- **MATERIAL FOR THE TASK**
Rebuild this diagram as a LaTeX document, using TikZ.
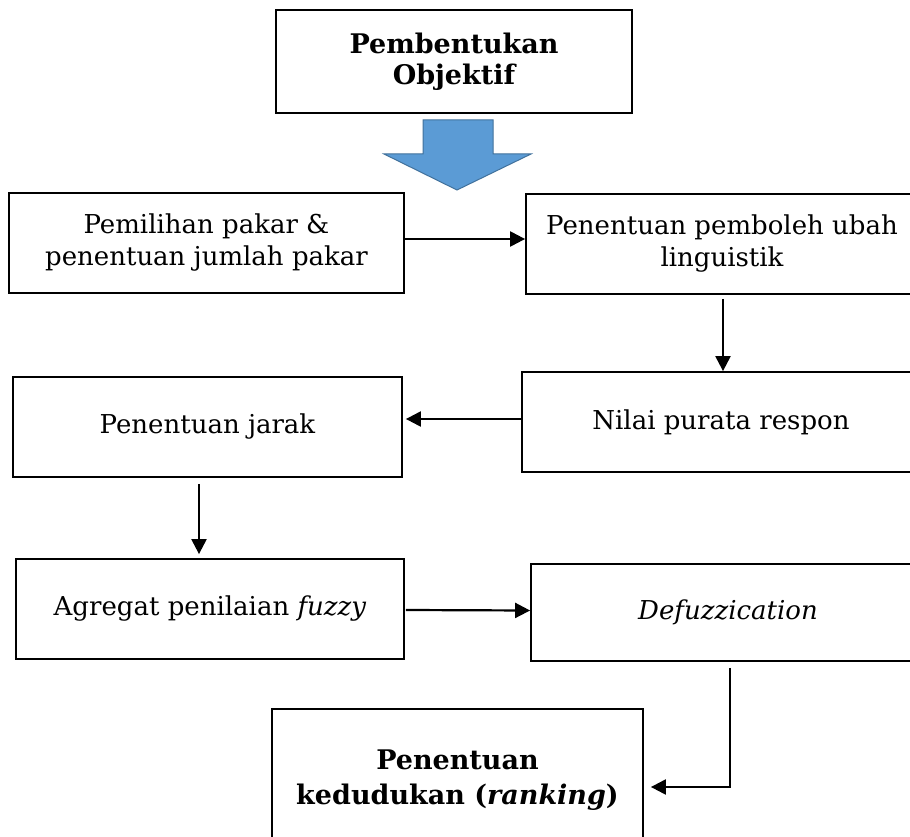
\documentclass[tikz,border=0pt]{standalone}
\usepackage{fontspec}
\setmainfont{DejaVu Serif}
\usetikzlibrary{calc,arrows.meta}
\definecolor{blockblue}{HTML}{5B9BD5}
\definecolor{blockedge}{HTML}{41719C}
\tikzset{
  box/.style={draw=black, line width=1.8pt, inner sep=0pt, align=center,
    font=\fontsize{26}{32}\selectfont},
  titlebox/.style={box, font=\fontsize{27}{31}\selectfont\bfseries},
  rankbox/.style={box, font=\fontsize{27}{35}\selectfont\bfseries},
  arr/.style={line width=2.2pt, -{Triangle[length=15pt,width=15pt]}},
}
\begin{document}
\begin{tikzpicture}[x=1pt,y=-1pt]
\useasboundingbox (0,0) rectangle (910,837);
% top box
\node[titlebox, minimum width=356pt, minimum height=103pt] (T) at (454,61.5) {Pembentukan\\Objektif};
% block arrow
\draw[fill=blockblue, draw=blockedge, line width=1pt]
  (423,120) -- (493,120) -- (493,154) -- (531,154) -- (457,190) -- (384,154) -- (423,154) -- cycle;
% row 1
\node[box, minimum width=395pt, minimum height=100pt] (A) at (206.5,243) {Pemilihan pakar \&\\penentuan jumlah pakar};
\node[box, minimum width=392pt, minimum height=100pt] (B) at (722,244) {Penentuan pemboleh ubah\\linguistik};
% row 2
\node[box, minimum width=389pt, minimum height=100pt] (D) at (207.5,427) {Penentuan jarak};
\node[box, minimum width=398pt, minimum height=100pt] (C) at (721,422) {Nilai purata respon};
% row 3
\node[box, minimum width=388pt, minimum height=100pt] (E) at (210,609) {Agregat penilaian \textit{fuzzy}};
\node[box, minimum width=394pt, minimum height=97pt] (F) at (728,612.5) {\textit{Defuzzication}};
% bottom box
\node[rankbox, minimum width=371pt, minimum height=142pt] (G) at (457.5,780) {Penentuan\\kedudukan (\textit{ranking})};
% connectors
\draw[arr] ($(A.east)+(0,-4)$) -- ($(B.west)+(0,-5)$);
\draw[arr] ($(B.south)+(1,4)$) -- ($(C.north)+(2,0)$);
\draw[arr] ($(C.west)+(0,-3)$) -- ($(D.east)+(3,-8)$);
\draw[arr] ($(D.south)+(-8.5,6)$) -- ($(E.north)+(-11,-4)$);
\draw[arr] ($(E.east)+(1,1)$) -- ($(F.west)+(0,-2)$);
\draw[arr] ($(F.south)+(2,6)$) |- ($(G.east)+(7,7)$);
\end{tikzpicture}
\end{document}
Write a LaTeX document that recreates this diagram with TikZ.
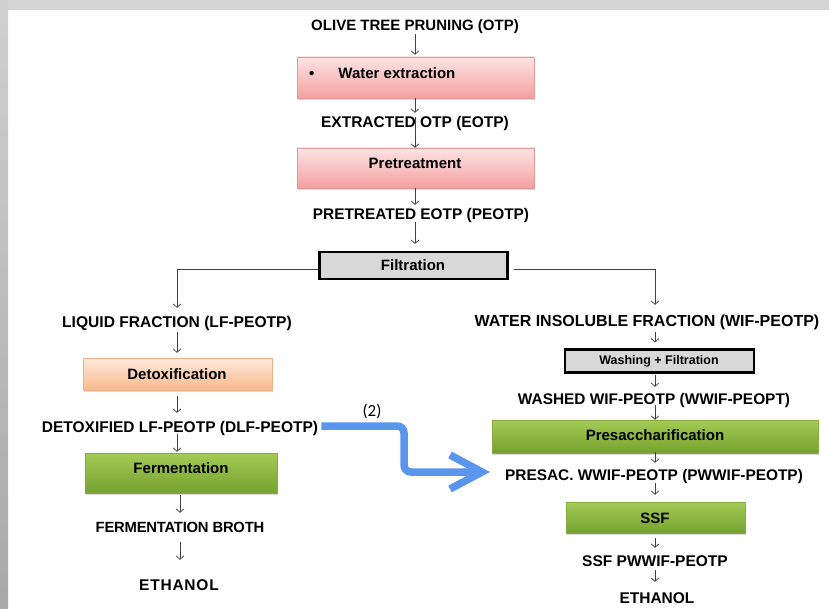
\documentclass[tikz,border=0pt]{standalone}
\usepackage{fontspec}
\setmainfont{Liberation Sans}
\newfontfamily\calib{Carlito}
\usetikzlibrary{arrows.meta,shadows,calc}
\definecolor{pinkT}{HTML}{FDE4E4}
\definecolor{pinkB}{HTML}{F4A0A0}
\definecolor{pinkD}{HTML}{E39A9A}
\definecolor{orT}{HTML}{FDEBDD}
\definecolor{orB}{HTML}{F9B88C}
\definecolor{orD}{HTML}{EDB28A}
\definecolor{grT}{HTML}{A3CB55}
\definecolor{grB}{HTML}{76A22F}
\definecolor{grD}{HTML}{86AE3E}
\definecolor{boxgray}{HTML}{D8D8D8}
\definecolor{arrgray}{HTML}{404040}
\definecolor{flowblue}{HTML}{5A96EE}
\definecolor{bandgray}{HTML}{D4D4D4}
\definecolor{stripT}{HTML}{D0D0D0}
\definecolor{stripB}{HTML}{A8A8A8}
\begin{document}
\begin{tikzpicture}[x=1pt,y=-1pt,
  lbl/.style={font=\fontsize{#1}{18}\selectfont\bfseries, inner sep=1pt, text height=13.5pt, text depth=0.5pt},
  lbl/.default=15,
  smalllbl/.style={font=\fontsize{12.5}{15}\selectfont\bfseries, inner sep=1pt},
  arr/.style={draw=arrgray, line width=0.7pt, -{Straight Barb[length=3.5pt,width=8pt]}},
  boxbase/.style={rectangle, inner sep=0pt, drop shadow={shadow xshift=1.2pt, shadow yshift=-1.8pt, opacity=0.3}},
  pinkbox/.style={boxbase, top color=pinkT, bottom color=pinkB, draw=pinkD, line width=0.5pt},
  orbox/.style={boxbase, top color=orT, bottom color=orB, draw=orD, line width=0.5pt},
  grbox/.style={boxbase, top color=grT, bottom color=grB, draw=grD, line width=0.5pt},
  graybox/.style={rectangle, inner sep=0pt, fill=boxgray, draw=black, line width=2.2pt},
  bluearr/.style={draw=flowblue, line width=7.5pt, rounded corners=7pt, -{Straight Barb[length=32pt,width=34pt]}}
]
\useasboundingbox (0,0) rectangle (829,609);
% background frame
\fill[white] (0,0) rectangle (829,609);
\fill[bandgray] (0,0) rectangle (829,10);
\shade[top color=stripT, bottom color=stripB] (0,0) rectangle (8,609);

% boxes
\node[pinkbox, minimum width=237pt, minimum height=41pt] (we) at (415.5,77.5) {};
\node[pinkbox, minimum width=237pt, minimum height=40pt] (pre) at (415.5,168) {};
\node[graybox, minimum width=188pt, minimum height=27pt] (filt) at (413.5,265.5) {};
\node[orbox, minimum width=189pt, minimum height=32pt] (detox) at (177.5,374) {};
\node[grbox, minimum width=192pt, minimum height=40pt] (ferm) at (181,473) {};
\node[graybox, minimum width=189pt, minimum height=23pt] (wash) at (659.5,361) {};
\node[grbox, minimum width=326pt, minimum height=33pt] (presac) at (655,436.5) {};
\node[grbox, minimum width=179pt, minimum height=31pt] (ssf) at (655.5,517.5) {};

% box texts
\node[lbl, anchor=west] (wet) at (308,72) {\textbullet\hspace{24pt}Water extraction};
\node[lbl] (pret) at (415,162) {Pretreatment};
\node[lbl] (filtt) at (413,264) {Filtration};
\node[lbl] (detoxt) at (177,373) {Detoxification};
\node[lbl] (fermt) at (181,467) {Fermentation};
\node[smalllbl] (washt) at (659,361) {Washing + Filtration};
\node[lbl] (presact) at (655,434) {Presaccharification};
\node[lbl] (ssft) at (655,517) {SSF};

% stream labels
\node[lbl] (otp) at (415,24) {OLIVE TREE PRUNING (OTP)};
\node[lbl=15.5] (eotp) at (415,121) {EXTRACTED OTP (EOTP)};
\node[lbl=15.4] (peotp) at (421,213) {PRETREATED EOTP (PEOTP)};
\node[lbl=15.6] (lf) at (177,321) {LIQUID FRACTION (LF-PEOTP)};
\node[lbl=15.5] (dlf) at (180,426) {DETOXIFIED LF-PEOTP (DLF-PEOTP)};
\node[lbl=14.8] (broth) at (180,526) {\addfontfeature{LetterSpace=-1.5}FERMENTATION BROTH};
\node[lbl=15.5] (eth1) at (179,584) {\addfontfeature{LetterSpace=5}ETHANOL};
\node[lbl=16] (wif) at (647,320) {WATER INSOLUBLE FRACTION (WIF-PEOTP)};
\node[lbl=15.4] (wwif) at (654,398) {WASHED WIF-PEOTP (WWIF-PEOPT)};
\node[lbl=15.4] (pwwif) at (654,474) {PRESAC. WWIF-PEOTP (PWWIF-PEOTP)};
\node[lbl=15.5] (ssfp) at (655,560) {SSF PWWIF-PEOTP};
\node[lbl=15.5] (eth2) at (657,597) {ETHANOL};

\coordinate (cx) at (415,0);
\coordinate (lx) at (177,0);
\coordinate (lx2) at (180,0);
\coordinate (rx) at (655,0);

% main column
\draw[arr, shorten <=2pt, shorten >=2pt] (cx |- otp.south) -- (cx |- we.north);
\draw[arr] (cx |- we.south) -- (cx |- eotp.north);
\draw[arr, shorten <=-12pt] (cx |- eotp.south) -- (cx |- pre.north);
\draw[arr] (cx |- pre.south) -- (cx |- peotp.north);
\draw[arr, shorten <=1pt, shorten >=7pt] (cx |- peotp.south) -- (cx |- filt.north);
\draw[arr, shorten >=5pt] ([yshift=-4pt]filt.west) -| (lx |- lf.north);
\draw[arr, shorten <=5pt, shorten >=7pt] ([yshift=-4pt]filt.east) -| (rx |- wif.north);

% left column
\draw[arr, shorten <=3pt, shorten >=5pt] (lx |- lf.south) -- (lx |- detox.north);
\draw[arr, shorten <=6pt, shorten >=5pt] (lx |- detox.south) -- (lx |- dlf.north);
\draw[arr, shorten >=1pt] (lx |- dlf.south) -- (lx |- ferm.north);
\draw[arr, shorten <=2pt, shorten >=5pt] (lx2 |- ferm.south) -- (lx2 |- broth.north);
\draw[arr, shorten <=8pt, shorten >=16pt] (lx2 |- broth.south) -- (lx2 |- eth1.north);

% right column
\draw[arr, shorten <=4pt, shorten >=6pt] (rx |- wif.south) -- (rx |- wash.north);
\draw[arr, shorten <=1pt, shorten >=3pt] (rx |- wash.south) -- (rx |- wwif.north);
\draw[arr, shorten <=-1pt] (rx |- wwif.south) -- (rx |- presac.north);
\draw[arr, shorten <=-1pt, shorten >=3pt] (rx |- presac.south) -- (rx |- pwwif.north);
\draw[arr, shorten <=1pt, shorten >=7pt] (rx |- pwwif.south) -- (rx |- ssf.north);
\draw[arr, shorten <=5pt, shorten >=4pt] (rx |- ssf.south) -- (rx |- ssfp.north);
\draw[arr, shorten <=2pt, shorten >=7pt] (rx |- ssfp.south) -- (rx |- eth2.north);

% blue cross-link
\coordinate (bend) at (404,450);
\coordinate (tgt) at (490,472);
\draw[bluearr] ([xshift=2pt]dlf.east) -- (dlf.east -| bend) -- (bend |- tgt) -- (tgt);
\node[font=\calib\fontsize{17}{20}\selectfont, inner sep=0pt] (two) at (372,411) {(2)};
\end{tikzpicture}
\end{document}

- **TASK STATEMENT**
Retype, word for word, only the lines from the one containing "Write a LaTeX" through the one containing "(0,0) rectangle (8,609);", both included, and leave out any pictures.

- **EXPECTED ANSWER**
Write a LaTeX document that recreates this diagram with TikZ.
\documentclass[tikz,border=0pt]{standalone}
\usepackage{fontspec}
\setmainfont{Liberation Sans}
\newfontfamily\calib{Carlito}
\usetikzlibrary{arrows.meta,shadows,calc}
\definecolor{pinkT}{HTML}{FDE4E4}
\definecolor{pinkB}{HTML}{F4A0A0}
\definecolor{pinkD}{HTML}{E39A9A}
\definecolor{orT}{HTML}{FDEBDD}
\definecolor{orB}{HTML}{F9B88C}
\definecolor{orD}{HTML}{EDB28A}
\definecolor{grT}{HTML}{A3CB55}
\definecolor{grB}{HTML}{76A22F}
\definecolor{grD}{HTML}{86AE3E}
\definecolor{boxgray}{HTML}{D8D8D8}
\definecolor{arrgray}{HTML}{404040}
\definecolor{flowblue}{HTML}{5A96EE}
\definecolor{bandgray}{HTML}{D4D4D4}
\definecolor{stripT}{HTML}{D0D0D0}
\definecolor{stripB}{HTML}{A8A8A8}
\begin{document}
\begin{tikzpicture}[x=1pt,y=-1pt,
  lbl/.style={font=\fontsize{#1}{18}\selectfont\bfseries, inner sep=1pt, text height=13.5pt, text depth=0.5pt},
  lbl/.default=15,
  smalllbl/.style={font=\fontsize{12.5}{15}\selectfont\bfseries, inner sep=1pt},
  arr/.style={draw=arrgray, line width=0.7pt, -{Straight Barb[length=3.5pt,width=8pt]}},
  boxbase/.style={rectangle, inner sep=0pt, drop shadow={shadow xshift=1.2pt, shadow yshift=-1.8pt, opacity=0.3}},
  pinkbox/.style={boxbase, top color=pinkT, bottom color=pinkB, draw=pinkD, line width=0.5pt},
  orbox/.style={boxbase, top color=orT, bottom color=orB, draw=orD, line width=0.5pt},
  grbox/.style={boxbase, top color=grT, bottom color=grB, draw=grD, line width=0.5pt},
  graybox/.style={rectangle, inner sep=0pt, fill=boxgray, draw=black, line width=2.2pt},
  bluearr/.style={draw=flowblue, line width=7.5pt, rounded corners=7pt, -{Straight Barb[length=32pt,width=34pt]}}
]
\useasboundingbox (0,0) rectangle (829,609);
% background frame
\fill[white] (0,0) rectangle (829,609);
\fill[bandgray] (0,0) rectangle (829,10);
\shade[top color=stripT, bottom color=stripB] (0,0) rectangle (8,609);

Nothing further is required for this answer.